本格的に星空を撮りたくなったら、やはり天体望遠鏡だ。実は今の天体望遠鏡の多くに「デジカメ用のアダプター」が用意されている。それを使わない手はない。
ただし、天体望遠鏡といっても、その価格と性能と大きさと重さはピンキリ。本格的なものは何十万円もする。
その中から、この世界でもっともポピュラーで手頃な天体望遠鏡であるミードのETXシリーズをちょっと紹介しよう。
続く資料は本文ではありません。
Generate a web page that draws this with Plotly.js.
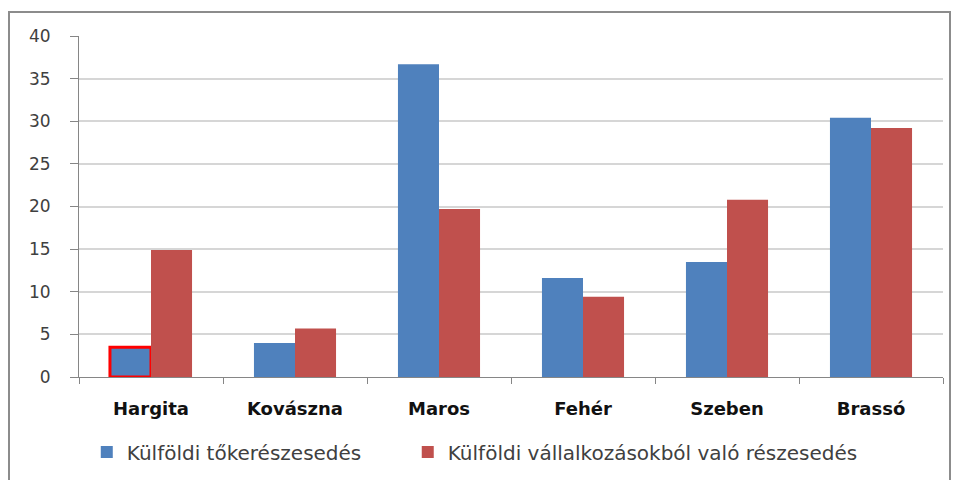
<!DOCTYPE html>
<html><head><meta charset="utf-8">
<script src="https://cdn.plot.ly/plotly-3.0.1.min.js"></script>
<style>html,body{margin:0;padding:0;background:#fff;}</style>
</head><body>
<div id="chart" style="width:960px;height:480px;"></div>
<script>
const categories = ["Hargita", "Kovászna", "Maros", "Fehér", "Szeben", "Brassó"];
const seriesNames = ["Külföldi tőkerészesedés", "Külföldi vállalkozásokból való részesedés"];
const tokeValues = [3.5, 4.0, 36.7, 11.6, 13.5, 30.4];
const vallalkozasValues = [14.9, 5.7, 19.7, 9.4, 20.8, 29.2];
const yTicks = [0, 5, 10, 15, 20, 25, 30, 35, 40];

const highlightLineColor = categories.map((c, i) => i === 0 ? "#ff0000" : "rgba(0,0,0,0)");
const highlightLineWidth = categories.map((c, i) => i === 0 ? 3 : 0);

const font = "DejaVu Sans, sans-serif";
const blue = "#4F81BD", red = "#C0504D";
const traces = [
  {type: "bar", name: seriesNames[0], x: categories, y: tokeValues, showlegend: false,
   offsetgroup: "a", marker: {color: blue, line: {color: highlightLineColor, width: highlightLineWidth}}},
  {type: "bar", name: seriesNames[1], x: categories, y: vallalkozasValues, legend: "legend2",
   offsetgroup: "b", marker: {color: red, line: {width: 0}}},
  {type: "bar", name: seriesNames[0], x: [categories[0]], y: [null], legend: "legend",
   offsetgroup: "a", marker: {color: blue, line: {width: 0}}, hoverinfo: "skip"}
];
const legendFont = {family: font, size: 20, color: "#404040"};
const layout = {
  width: 960, height: 480,
  margin: {l: 79, r: 17, t: 36, b: 103, autoexpand: false},
  paper_bgcolor: "#fff", plot_bgcolor: "#fff",
  barmode: "group", bargap: 0.43, bargroupgap: 0,
  font: {family: font, size: 16, color: "#404040"},
  xaxis: {
    type: "category", tickson: "boundaries", ticks: "outside", ticklen: 6,
    tickcolor: "#868686", showline: true, linecolor: "#868686", linewidth: 1,
    showgrid: false, zeroline: false, ticklabelstandoff: 15, automargin: false,
    tickfont: {family: font, size: 18, color: "#111", weight: "bold"}
  },
  yaxis: {
    range: [0, 40], tickvals: yTicks, ticktext: yTicks.map(String),
    ticks: "outside", ticklen: 8, tickcolor: "#868686", automargin: false,
    showline: true, linecolor: "#868686", linewidth: 1,
    gridcolor: "#d6d6d6", gridwidth: 1.5, zeroline: false, ticklabelstandoff: 16,
    tickfont: {family: font, size: 17, color: "#404040"}
  },
  showlegend: true,
  legend: {orientation: "h", x: 0.009, xanchor: "left", y: -0.22, yanchor: "middle",
           font: legendFont, itemwidth: 30},
  legend2: {orientation: "h", x: 0.3805, xanchor: "left", y: -0.22, yanchor: "middle",
           font: legendFont, itemwidth: 30},
  shapes: [
    {type: "rect", xref: "paper", yref: "paper",
     x0: -70/864, x1: 1 + 7/864, y0: -115/341, y1: 1 + 24/341,
     line: {color: "#8c8c8c", width: 2}, fillcolor: "rgba(0,0,0,0)", layer: "below"}
  ]
};
Plotly.newPlot("chart", traces, layout, {displayModeBar: false});
</script>
</body></html>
ETXシリーズは軽量コンパクトな天体望遠鏡。普通の天体望遠鏡は専用の三脚が必要だが、ETXシリーズは底面がフラットなので机の上などに置いて天体を見られるのだ(もちろん三脚も利用できる)。2003年の火星ブームのときは真っ先に売り切れたほどの製品。
写真はその中でちょっと上のクラスの「ETX-105」。
単3アルカリ乾電池8本で電動で動くのである。重さは約6.1キロ。クルマでちょっと運んで、空気がきれいなところで天体鑑賞って使い方も簡単にできる。価格は13万円ちょっと。赤道儀式ではないが(赤道儀というのは地球の自転に沿って……というか星の動きに合わせて動かせるもの。星は大きく弧を描いて動くので、縦横の位置調整では動きを追うのが難しい)、電動で星を終えるし、別売りのオートスターというリモコンを使えば自動的に目的の星に合わせてくれるのがいい。
ミードの製品を選んだのは、実はほとんどのデジカメで使える「デジカメアダプター」が用意されているから。多くの天体望遠鏡がデジカメに対応しているのだが、どうしてもレンズ部にアダプターをつける必要があるので、コンパクトデジカメには向いていないのだ。でもミードの「デジカメアダプターII」は三脚穴さえあれば強引に普通のコンパクトデジカメを天体望遠鏡につけちゃえるのである。
接眼部にアダプターを取り付け、L字型の金具に手持ちのデジカメをのせて、ちょうどレンズと接眼部がうまく一致するように位置調整をするだけなのだ。
まあ、普通のコンパクトデジカメはこういう用途を想定して作られていないのでうまく位置合わせをして撮るのは難しいけれども、手持ちのカメラでも挑戦できるというのはうれしい。しかも、ミラーの切り替えで接眼レンズを2つ使い分けられるので片方を肉眼で覗きつつ、もう片方にデジカメをつないで切り替えながら撮ることもできるのだ。
もう1つ、星座早見表や天体観測用の本は用意すること。PC用のフリーウエアもあるので、ノートPCにそれを入れて一緒に使うのもいい。今回は「Stella Theater Lite」を使って星を確認した。
では実際にどんな風に撮れるのか。ソニーの「DSC-W7」を装着して月を撮影してみた。三日月ではあったが、天体望遠鏡を使えば月をここまで大きく撮れる。
問題はピントが合ってるかどうかよく分からないこと。マニュアル露出機能がなければ、目いっぱいマイナスの露出補正をかけてやると、月のクレーターまではっきりと見える。
しかし注意すべき点が3点ほどありそうだ。まずは天体の動きは予想以上に速いということ。特に超望遠で見ているとちょっと気を抜くと視界から消えてしまう。2つめは超望遠なので、ほんのちょっとした振動でブレるということ。3つめはピントがなかなか合わないということ。コンパクトデジカメで、しかもこういう汎用のアダプターで天体を撮るのはなかなか大変である。
ちなみに本格的な天体写真を撮るなら、赤道儀がついた大口径で明るい望遠鏡に専用のアダプターでデジタル一眼レフをつけるべきだろう(キヤノンからは天体撮影向けの「EOS 20Da」が発表されたほどだ)。でも気が向いたときにさっとベランダに持ち出して星を見たり、クルマで出かけるとき持って行ったりするには、このくらいがちょうどいいかもしれない。